The exercise – Leaving out the pictures, retype all the material exactly.
═══
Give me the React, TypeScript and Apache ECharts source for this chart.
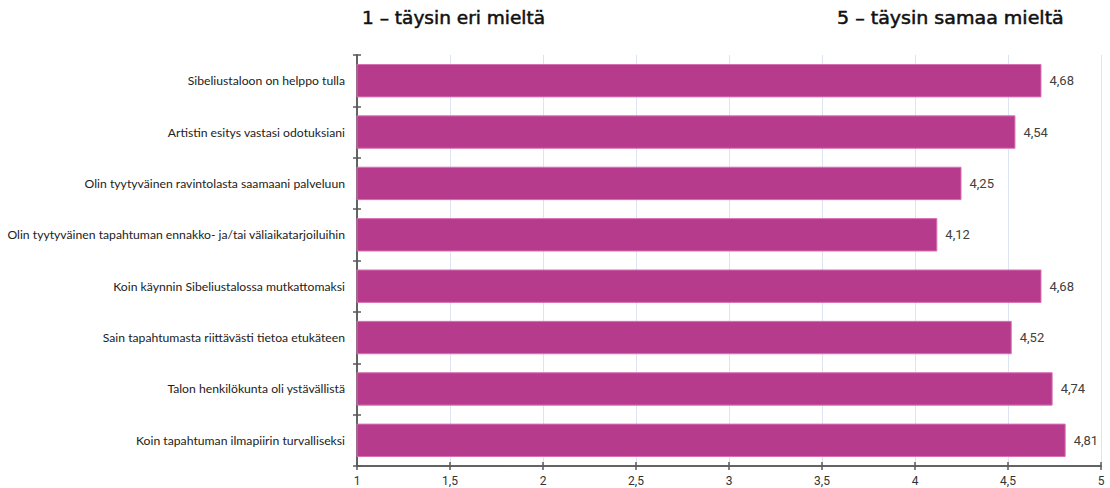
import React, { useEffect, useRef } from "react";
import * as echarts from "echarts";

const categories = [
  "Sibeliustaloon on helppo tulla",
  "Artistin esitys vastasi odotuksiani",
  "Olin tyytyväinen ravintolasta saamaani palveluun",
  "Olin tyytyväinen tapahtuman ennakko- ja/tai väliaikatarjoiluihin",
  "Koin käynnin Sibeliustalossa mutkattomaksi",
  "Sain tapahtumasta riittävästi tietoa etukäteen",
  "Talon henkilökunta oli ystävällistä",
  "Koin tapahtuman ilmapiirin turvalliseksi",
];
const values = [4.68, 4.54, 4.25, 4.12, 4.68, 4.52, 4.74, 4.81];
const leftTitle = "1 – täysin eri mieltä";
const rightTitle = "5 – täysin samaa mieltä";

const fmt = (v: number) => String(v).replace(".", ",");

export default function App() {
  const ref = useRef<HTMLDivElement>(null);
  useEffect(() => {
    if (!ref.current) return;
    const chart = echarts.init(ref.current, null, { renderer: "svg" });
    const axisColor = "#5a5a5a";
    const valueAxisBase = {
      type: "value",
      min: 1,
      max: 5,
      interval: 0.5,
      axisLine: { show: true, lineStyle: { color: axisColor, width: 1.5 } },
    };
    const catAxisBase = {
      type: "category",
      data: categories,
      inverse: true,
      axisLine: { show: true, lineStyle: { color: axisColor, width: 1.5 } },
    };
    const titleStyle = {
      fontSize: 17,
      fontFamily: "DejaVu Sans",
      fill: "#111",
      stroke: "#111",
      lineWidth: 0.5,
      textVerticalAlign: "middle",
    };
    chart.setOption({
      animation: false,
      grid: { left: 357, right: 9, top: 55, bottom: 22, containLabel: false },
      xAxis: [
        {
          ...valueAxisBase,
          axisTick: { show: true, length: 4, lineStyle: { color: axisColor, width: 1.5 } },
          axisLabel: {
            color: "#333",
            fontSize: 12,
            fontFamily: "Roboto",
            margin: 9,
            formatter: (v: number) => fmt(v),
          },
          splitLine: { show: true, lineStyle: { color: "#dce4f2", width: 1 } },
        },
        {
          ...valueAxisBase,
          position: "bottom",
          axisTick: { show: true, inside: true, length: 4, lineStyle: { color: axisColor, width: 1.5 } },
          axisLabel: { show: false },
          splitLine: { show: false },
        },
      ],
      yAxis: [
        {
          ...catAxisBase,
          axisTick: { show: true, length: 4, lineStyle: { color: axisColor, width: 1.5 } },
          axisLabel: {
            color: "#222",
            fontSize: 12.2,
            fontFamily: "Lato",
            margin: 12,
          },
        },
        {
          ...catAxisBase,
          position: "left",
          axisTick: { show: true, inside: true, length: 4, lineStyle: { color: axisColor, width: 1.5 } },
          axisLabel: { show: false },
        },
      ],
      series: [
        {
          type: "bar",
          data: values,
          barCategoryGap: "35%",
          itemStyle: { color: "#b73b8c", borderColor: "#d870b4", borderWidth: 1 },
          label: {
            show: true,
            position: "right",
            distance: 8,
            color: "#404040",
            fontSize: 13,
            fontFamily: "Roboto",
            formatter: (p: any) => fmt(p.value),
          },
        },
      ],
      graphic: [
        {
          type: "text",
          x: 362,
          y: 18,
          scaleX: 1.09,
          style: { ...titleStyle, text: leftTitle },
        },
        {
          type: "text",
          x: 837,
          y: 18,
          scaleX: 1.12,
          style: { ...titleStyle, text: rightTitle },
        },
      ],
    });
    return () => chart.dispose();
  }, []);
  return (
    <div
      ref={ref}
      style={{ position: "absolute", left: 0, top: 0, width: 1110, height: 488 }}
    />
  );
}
═══
Result for this exercise –
Give me the React, TypeScript and Apache ECharts source for this chart.
import React, { useEffect, useRef } from "react";
import * as echarts from "echarts";

const categories = [
  "Sibeliustaloon on helppo tulla",
  "Artistin esitys vastasi odotuksiani",
  "Olin tyytyväinen ravintolasta saamaani palveluun",
  "Olin tyytyväinen tapahtuman ennakko- ja/tai väliaikatarjoiluihin",
  "Koin käynnin Sibeliustalossa mutkattomaksi",
  "Sain tapahtumasta riittävästi tietoa etukäteen",
  "Talon henkilökunta oli ystävällistä",
  "Koin tapahtuman ilmapiirin turvalliseksi",
];
const values = [4.68, 4.54, 4.25, 4.12, 4.68, 4.52, 4.74, 4.81];
const leftTitle = "1 – täysin eri mieltä";
const rightTitle = "5 – täysin samaa mieltä";

const fmt = (v: number) => String(v).replace(".", ",");

export default function App() {
  const ref = useRef<HTMLDivElement>(null);
  useEffect(() => {
    if (!ref.current) return;
    const chart = echarts.init(ref.current, null, { renderer: "svg" });
    const axisColor = "#5a5a5a";
    const valueAxisBase = {
      type: "value",
      min: 1,
      max: 5,
      interval: 0.5,
      axisLine: { show: true, lineStyle: { color: axisColor, width: 1.5 } },
    };
    const catAxisBase = {
      type: "category",
      data: categories,
      inverse: true,
      axisLine: { show: true, lineStyle: { color: axisColor, width: 1.5 } },
    };
    const titleStyle = {
      fontSize: 17,
      fontFamily: "DejaVu Sans",
      fill: "#111",
      stroke: "#111",
      lineWidth: 0.5,
      textVerticalAlign: "middle",
    };
    chart.setOption({
      animation: false,
      grid: { left: 357, right: 9, top: 55, bottom: 22, containLabel: false },
      xAxis: [
        {
          ...valueAxisBase,
          axisTick: { show: true, length: 4, lineStyle: { color: axisColor, width: 1.5 } },
          axisLabel: {
            color: "#333",
            fontSize: 12,
            fontFamily: "Roboto",
            margin: 9,
            formatter: (v: number) => fmt(v),
          },
          splitLine: { show: true, lineStyle: { color: "#dce4f2", width: 1 } },
        },
        {
          ...valueAxisBase,
          position: "bottom",
          axisTick: { show: true, inside: true, length: 4, lineStyle: { color: axisColor, width: 1.5 } },
          axisLabel: { show: false },
          splitLine: { show: false },
        },
      ],
      yAxis: [
        {
          ...catAxisBase,
          axisTick: { show: true, length: 4, lineStyle: { color: axisColor, width: 1.5 } },
          axisLabel: {
            color: "#222",
            fontSize: 12.2,
            fontFamily: "Lato",
            margin: 12,
          },
        },
        {
          ...catAxisBase,
          position: "left",
          axisTick: { show: true, inside: true, length: 4, lineStyle: { color: axisColor, width: 1.5 } },
          axisLabel: { show: false },
        },
      ],
      series: [
        {
          type: "bar",
          data: values,
          barCategoryGap: "35%",
          itemStyle: { color: "#b73b8c", borderColor: "#d870b4", borderWidth: 1 },
          label: {
            show: true,
            position: "right",
            distance: 8,
            color: "#404040",
            fontSize: 13,
            fontFamily: "Roboto",
            formatter: (p: any) => fmt(p.value),
          },
        },
      ],
      graphic: [
        {
          type: "text",
          x: 362,
          y: 18,
          scaleX: 1.09,
          style: { ...titleStyle, text: leftTitle },
        },
        {
          type: "text",
          x: 837,
          y: 18,
          scaleX: 1.12,
          style: { ...titleStyle, text: rightTitle },
        },
      ],
    });
    return () => chart.dispose();
  }, []);
  return (
    <div
      ref={ref}
      style={{ position: "absolute", left: 0, top: 0, width: 1110, height: 488 }}
    />
  );
}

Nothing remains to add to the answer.